The CheckpointManager handles asynchronous state persistence to local storage or S3. It coordinates with the Rust AsyncCheckpointWriter to ensure model weights and optimizer states are saved without stalling the training loop.

Constructor

from dtruntime import CheckpointManager

manager = CheckpointManager(
    storage_path="s3://my-bucket/checkpoints",
    keep_count=5  # Number of recent checkpoints to retain
)

Methods

`save(state_dict: bytes, step: int, epoch: int, is_full: bool = True)`

Streams a state dictionary to the configured storage backend.

Arguments:
- state_dict: The serialized model/optimizer state (typically via io.BytesIO).
- step: Current training step.
- epoch: Current training epoch.
- is_full: If False, marks the checkpoint as incremental.

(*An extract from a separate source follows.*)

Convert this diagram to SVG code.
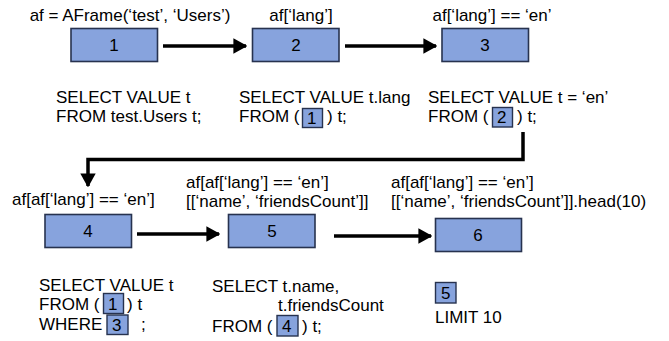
<svg xmlns="http://www.w3.org/2000/svg" width="669" height="341" viewBox="0 0 669 341">
<defs>
<style>
text{font-family:"Liberation Sans",Arial,sans-serif;font-size:17px;fill:#000}
.c{text-anchor:middle}
.box{fill:#87A3DD;stroke:#27324F;stroke-width:1.6}
.sb{fill:#87A3DD;stroke:#27324F;stroke-width:1.4}
.ln{fill:none;stroke:#000;stroke-width:3.5}
</style>
<marker id="ah" markerWidth="4" markerHeight="4.4" refX="3.6" refY="2.2" orient="auto" markerUnits="strokeWidth">
<path d="M0,0 L4,2.2 L0,4.4 Z" fill="#000"/>
</marker>
</defs>
<rect width="669" height="341" fill="#fff"/>
<g id="connectors">
<line class="ln" x1="163" y1="46" x2="246" y2="46" marker-end="url(#ah)"/>
<line class="ln" x1="345" y1="46" x2="436" y2="46" marker-end="url(#ah)"/>
<polyline class="ln" points="523,132 523,159.5 88,159.5 88,186" marker-end="url(#ah)"/>
<line class="ln" x1="137" y1="234" x2="219" y2="234" marker-end="url(#ah)"/>
<line class="ln" x1="334" y1="236" x2="431" y2="236" marker-end="url(#ah)"/>
</g>
<g id="n1">
<text class="c" x="130" y="21">af = AFrame(‘test’, ‘Users’)</text>
<rect class="box" x="71" y="28.5" width="86.5" height="33"/>
<text class="c" x="114" y="51">1</text>
<text x="56" y="103">SELECT VALUE t</text>
<text x="56" y="122">FROM test.Users t;</text>
</g>
<g id="n2">
<text class="c" x="301" y="21">af[‘lang’]</text>
<rect class="box" x="252.5" y="28.5" width="86.5" height="33"/>
<text class="c" x="296" y="51">2</text>
<text x="239" y="103">SELECT VALUE t.lang</text>
<text x="239" y="122">FROM (</text>
<text x="327" y="122">) t;</text>
</g>
<g id="n3">
<text class="c" x="492" y="21">af[‘lang’] == ‘en’</text>
<rect class="box" x="442" y="28.5" width="86.5" height="33"/>
<text class="c" x="485" y="51">3</text>
<text x="428" y="103">SELECT VALUE t = ‘en’</text>
<text x="428" y="122">FROM (</text>
<text x="517" y="122">) t;</text>
</g>
<g id="n4">
<text x="12" y="205">af[af[‘lang’] == ‘en’]</text>
<rect class="box" x="45" y="214.5" width="86.5" height="33"/>
<text class="c" x="88" y="237">4</text>
<text x="39" y="291">SELECT VALUE t</text>
<text x="39" y="310">FROM (</text>
<text x="127" y="310">) t</text>
<text x="39" y="330">WHERE</text>
<text x="141" y="330">;</text>
</g>
<g id="n5">
<text x="186" y="188">af[af[‘lang’] == ‘en’]</text>
<text x="186" y="207">[[‘name’, ‘friendsCount’]]</text>
<rect class="box" x="228.5" y="214.5" width="86.5" height="33"/>
<text class="c" x="272" y="237">5</text>
<text x="212" y="292">SELECT t.name,</text>
<text x="278" y="311">t.friendsCount</text>
<text x="212" y="332">FROM (</text>
<text x="302" y="332">) t;</text>
</g>
<g id="n6">
<text x="391" y="188">af[af[‘lang’] == ‘en’]</text>
<text x="391" y="207">[[‘name’, ‘friendsCount’]].head(10)</text>
<rect class="box" x="435.5" y="218.5" width="86" height="33"/>
<text class="c" x="478" y="241">6</text>
<text x="435" y="323">LIMIT 10</text>
</g>
<g id="refs">
<rect class="sb" x="302.5" y="108.5" width="20" height="19"/>
<rect class="sb" x="492.5" y="107.5" width="20" height="19.5"/>
<rect class="sb" x="103.5" y="293.5" width="20" height="20"/>
<rect class="sb" x="107" y="315" width="21" height="19.5"/>
<rect class="sb" x="277" y="315.5" width="21" height="20.5"/>
<rect class="sb" x="435.5" y="282.5" width="20.5" height="20.5"/>
</g>
<g id="reftext">
<text x="307" y="124">1</text>
<text x="497" y="123">2</text>
<text x="108" y="310">1</text>
<text x="112" y="331">3</text>
<text x="282" y="332">4</text>
<text x="441" y="299">5</text>
</g>
</svg>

`load_latest() -> CheckpointInfo`

Retrieves metadata for the most recent successful checkpoint.

`get_checkpoint(checkpoint_id: str) -> bytes`

Downloads and returns the raw bytes of a specific checkpoint.

Integration Example: PyTorch

import torch
import io
from dtruntime import TrainingOrchestrator, DatasetRegistry, CheckpointManager

# 1. Initialize Runtime
orchestrator = TrainingOrchestrator(...)
dataset_reg = DatasetRegistry()
ckpt_manager = CheckpointManager("s3://checkpoints/llama-7b")

worker_id = orchestrator.register()

# 2. Get Data Assignments
shards = dataset_reg.get_shards("imagenet", epoch=0)
# Use shards to initialize your DataLoader...

# 3. Training Loop
for epoch in range(10):
    for step, batch in enumerate(dataloader):
        # ... train ...
        
        if step % 1000 == 0:
            # Sync workers before checkpoint
            orchestrator.barrier(f"ckpt_{step}")
            
            if worker_id == "worker-0":  # Primary worker saves state
                buffer = io.BytesIO()
                torch.save(model.state_dict(), buffer)
                ckpt_manager.save(buffer.getvalue(), step, epoch)

    orchestrator.barrier(f"epoch_{epoch}_complete")

Error Handling

The SDK raises specific exceptions mapped from the Rust core:

dtruntime.ConnectionError: Failed to reach the coordinator.
dtruntime.StorageError: Issue writing to S3 or local disk.
dtruntime.SyncError: Barrier timeout or membership mismatch.
dtruntime.ShardError: Dataset not found or invalid shard request.